**Brief:** From the entries below, copy every line where the string "with" appears.

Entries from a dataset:
* START *

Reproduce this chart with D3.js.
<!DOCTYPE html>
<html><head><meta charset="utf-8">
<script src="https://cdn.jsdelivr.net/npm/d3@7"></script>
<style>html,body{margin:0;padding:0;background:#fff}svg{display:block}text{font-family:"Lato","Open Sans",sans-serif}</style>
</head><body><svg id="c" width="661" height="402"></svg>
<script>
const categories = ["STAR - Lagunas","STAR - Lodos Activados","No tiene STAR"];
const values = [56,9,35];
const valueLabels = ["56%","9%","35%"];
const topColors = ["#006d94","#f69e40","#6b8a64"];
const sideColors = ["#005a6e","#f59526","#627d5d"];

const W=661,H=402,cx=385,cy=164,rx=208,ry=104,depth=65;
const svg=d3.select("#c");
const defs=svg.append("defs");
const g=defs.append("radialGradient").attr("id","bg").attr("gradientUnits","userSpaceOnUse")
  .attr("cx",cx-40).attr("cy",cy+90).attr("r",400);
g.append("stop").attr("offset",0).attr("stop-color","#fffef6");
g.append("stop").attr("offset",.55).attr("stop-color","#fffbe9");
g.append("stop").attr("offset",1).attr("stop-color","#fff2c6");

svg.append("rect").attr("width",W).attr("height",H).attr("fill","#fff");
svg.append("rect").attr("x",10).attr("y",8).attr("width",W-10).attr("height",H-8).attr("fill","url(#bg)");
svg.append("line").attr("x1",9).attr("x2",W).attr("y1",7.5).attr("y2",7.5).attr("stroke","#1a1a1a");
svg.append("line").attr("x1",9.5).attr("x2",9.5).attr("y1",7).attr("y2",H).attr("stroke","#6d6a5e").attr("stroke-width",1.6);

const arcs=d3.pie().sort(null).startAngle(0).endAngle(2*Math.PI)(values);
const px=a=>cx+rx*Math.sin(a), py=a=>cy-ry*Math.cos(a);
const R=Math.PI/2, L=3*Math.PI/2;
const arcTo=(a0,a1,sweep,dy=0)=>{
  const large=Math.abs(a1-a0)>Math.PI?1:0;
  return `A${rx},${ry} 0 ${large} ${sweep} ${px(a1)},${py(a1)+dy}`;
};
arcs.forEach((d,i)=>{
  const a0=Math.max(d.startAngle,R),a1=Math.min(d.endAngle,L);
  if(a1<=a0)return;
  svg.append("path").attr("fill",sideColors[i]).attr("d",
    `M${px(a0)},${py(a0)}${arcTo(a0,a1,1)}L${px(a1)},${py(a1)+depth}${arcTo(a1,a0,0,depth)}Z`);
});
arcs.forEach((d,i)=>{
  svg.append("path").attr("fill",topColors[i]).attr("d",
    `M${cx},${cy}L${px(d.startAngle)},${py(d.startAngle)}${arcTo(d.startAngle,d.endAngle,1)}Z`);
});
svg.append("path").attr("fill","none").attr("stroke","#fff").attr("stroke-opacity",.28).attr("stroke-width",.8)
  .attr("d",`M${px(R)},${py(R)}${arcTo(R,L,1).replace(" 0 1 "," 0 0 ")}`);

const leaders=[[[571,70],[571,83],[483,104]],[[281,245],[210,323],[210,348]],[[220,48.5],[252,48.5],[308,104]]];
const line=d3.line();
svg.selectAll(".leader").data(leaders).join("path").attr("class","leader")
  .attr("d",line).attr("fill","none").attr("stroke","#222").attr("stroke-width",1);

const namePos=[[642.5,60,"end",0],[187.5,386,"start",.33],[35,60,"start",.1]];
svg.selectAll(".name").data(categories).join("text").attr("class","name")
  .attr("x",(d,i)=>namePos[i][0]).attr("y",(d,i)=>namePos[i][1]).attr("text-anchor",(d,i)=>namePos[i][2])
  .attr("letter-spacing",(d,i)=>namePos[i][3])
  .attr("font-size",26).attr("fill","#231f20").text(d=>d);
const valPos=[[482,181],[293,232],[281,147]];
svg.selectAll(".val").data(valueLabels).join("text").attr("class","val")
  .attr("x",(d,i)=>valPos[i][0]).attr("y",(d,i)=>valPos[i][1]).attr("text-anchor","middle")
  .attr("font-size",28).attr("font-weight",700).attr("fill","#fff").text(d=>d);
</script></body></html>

* END *
* START *

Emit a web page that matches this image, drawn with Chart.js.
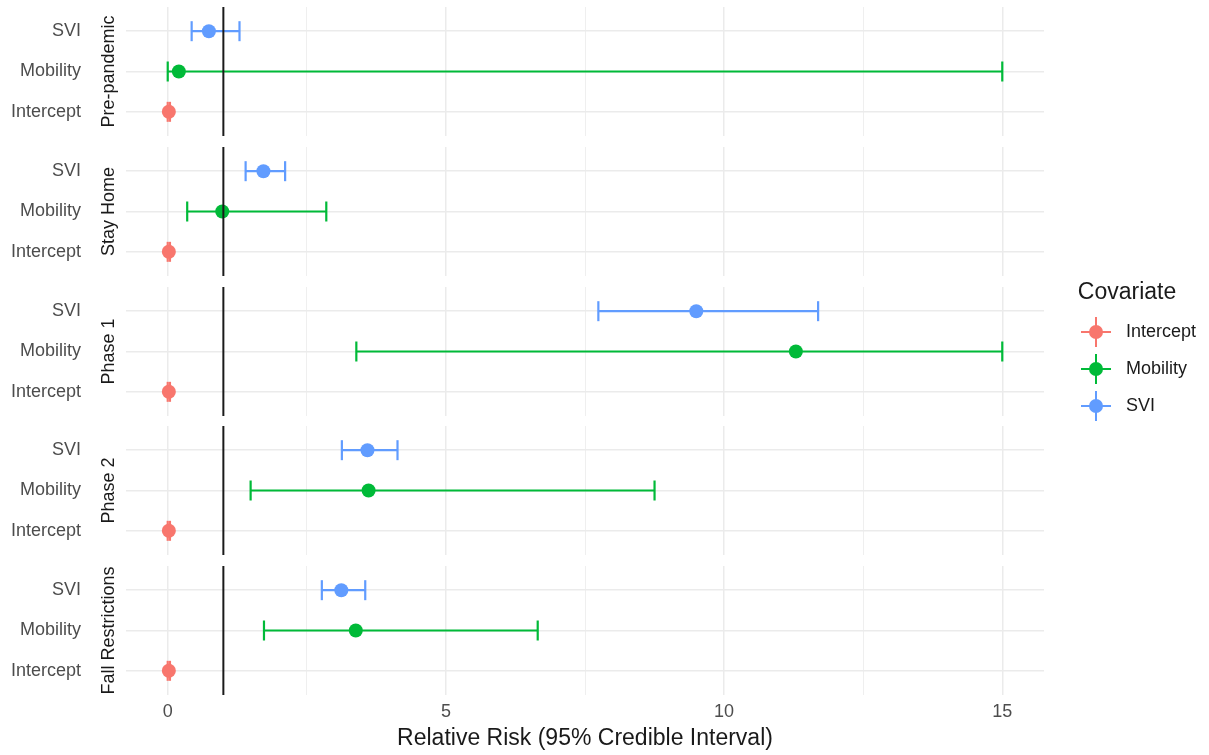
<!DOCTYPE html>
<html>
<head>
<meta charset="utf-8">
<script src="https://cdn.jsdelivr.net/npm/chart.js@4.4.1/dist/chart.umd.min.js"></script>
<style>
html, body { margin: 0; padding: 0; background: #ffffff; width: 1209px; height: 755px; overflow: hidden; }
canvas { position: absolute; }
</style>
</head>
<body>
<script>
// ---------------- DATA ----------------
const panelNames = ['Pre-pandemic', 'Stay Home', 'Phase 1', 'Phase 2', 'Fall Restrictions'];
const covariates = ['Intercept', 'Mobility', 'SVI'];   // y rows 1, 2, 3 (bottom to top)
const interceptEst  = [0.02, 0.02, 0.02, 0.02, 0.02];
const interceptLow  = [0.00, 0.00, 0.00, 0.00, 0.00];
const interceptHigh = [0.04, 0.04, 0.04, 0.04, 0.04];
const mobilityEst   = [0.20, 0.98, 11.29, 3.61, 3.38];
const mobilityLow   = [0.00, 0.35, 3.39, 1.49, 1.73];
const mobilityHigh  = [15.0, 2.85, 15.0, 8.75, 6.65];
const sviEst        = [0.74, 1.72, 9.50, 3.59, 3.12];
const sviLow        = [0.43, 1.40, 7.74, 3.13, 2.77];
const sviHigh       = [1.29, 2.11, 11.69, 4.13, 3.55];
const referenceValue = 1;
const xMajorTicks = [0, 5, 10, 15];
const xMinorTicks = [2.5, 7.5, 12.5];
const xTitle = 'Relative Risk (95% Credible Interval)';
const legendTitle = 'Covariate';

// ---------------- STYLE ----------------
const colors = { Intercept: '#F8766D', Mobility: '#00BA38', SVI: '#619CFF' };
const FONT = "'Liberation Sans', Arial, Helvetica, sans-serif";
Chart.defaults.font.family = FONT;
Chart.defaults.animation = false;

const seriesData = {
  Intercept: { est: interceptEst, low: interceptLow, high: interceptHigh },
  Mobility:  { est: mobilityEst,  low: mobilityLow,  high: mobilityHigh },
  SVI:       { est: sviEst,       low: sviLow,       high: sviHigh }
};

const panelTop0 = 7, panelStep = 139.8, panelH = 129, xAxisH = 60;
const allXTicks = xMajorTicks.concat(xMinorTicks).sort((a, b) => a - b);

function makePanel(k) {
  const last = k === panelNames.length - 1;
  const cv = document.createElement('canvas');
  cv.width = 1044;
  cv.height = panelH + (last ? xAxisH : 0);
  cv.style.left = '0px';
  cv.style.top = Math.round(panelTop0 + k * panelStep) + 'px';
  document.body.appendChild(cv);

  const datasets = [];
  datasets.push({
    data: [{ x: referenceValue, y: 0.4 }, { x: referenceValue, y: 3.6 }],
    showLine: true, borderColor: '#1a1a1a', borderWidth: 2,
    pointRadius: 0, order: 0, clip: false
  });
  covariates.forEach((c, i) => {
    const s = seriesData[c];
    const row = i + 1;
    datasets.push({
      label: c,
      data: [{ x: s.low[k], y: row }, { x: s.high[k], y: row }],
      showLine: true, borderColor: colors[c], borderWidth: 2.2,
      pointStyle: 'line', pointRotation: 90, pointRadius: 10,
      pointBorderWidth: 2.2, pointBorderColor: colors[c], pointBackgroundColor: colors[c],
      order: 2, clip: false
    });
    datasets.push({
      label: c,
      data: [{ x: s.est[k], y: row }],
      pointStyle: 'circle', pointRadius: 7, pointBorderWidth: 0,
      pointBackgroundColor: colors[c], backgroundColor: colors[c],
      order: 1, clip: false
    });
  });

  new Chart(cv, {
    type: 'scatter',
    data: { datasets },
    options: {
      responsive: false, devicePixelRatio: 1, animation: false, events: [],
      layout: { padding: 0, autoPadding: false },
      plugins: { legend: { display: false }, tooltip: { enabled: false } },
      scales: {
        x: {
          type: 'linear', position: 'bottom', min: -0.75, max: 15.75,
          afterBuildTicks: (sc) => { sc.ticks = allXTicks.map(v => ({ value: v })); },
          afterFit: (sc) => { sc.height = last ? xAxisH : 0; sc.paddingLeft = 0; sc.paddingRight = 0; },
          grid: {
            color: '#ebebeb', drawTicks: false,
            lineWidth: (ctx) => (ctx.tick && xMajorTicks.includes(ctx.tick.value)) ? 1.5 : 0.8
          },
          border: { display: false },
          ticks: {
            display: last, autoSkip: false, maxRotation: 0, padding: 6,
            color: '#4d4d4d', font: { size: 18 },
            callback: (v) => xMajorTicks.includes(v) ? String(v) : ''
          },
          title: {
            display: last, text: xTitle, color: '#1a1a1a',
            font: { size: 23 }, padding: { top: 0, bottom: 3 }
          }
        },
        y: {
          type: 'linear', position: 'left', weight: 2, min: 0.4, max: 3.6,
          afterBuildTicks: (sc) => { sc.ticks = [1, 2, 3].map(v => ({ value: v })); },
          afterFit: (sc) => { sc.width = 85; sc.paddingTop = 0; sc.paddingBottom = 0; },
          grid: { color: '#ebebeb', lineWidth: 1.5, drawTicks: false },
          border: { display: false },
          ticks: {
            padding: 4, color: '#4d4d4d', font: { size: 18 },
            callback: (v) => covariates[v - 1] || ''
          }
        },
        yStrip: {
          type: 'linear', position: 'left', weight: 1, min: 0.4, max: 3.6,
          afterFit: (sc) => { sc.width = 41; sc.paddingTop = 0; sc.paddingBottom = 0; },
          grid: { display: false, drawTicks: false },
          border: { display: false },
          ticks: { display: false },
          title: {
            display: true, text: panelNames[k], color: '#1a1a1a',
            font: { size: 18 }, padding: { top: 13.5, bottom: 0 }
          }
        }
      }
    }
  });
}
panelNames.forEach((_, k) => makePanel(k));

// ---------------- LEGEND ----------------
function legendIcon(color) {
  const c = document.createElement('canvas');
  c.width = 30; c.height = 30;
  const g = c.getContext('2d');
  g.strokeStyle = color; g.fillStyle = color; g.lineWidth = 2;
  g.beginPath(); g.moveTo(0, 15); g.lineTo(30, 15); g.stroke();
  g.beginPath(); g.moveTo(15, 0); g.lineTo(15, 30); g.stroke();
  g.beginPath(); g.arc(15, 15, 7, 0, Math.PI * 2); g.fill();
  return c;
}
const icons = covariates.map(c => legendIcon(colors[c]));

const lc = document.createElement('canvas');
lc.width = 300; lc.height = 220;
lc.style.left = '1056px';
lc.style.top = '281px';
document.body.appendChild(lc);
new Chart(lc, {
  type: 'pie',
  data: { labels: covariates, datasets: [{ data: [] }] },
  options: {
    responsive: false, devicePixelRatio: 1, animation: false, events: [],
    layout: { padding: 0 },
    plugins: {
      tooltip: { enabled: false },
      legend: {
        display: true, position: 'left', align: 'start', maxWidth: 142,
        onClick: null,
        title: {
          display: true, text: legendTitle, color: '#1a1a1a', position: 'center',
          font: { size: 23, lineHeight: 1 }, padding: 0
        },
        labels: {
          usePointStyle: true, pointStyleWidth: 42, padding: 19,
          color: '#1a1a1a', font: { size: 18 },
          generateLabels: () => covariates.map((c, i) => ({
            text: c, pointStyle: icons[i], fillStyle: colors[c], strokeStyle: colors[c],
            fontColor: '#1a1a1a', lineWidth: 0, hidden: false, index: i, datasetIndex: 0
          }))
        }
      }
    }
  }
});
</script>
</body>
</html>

* END *
* START *

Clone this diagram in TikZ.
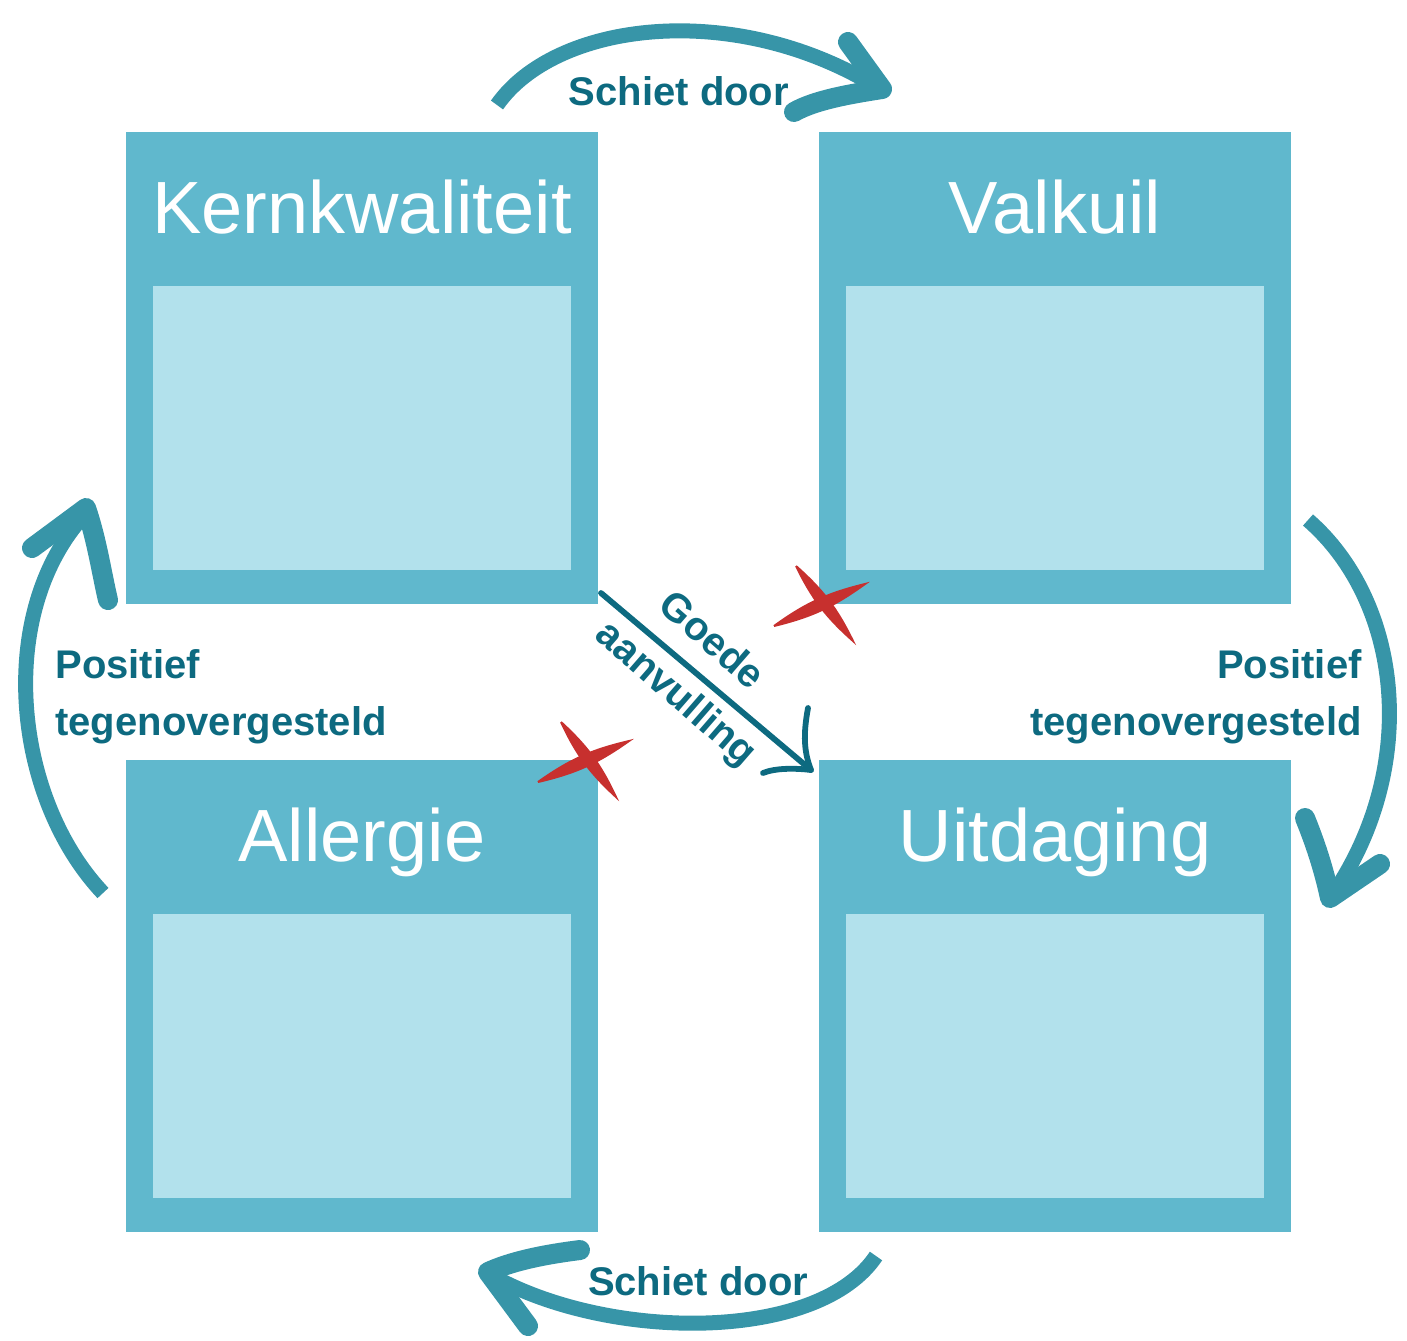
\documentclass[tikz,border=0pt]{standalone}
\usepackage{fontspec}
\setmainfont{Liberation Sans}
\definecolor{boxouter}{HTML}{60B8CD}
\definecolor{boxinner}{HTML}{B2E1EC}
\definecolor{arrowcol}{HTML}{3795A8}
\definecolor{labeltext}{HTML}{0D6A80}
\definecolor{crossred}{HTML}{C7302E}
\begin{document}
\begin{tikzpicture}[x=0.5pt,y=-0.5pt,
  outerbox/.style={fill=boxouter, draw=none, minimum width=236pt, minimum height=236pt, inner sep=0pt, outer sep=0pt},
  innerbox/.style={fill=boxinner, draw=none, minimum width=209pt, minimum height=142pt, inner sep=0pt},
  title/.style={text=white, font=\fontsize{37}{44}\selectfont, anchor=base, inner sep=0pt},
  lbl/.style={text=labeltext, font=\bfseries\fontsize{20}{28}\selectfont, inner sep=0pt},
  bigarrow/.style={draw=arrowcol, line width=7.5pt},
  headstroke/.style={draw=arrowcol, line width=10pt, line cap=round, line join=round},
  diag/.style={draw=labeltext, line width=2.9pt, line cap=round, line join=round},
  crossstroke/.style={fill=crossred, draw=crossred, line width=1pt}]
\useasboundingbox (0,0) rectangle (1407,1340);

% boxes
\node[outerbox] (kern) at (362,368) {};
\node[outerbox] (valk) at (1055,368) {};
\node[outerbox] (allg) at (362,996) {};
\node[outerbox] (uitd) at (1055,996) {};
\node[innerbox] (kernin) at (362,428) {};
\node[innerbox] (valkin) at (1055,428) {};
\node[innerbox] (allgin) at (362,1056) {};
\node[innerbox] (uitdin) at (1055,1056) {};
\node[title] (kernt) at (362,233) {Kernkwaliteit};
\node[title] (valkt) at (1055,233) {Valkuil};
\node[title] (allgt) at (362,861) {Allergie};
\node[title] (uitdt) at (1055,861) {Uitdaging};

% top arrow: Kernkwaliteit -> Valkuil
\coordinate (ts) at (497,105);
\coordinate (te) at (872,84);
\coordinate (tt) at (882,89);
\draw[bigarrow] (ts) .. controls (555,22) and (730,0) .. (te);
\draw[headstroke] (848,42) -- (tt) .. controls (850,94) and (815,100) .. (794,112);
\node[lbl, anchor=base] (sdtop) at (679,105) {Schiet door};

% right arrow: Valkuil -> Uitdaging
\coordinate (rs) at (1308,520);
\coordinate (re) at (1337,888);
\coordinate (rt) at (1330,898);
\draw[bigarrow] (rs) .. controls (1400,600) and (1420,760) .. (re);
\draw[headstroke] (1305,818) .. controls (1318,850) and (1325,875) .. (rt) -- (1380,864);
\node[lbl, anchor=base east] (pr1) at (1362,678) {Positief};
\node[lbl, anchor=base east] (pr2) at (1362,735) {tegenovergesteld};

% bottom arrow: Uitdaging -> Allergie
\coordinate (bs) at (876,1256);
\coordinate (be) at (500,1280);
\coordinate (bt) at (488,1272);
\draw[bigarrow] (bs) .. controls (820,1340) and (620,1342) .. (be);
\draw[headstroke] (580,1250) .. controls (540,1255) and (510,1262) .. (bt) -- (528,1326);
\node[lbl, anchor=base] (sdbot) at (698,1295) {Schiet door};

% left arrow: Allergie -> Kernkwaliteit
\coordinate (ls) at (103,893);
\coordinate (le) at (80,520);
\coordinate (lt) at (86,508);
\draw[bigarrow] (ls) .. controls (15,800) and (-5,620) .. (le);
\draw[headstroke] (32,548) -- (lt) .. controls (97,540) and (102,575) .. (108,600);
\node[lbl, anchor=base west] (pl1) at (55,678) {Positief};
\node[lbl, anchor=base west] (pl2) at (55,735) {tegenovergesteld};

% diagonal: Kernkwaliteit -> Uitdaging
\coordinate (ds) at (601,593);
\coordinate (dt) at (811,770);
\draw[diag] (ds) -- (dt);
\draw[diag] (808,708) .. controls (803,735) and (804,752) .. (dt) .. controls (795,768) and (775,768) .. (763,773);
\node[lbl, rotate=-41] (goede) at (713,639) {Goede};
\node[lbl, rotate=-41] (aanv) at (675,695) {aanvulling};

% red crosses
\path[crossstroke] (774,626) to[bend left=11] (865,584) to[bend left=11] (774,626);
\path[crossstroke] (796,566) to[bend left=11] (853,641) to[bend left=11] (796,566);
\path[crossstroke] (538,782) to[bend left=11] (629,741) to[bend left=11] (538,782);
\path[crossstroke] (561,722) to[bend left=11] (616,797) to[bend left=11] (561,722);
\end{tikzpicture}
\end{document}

* END *

**Problem solution:**
Reproduce this chart with D3.js.
Emit a web page that matches this image, drawn with Chart.js.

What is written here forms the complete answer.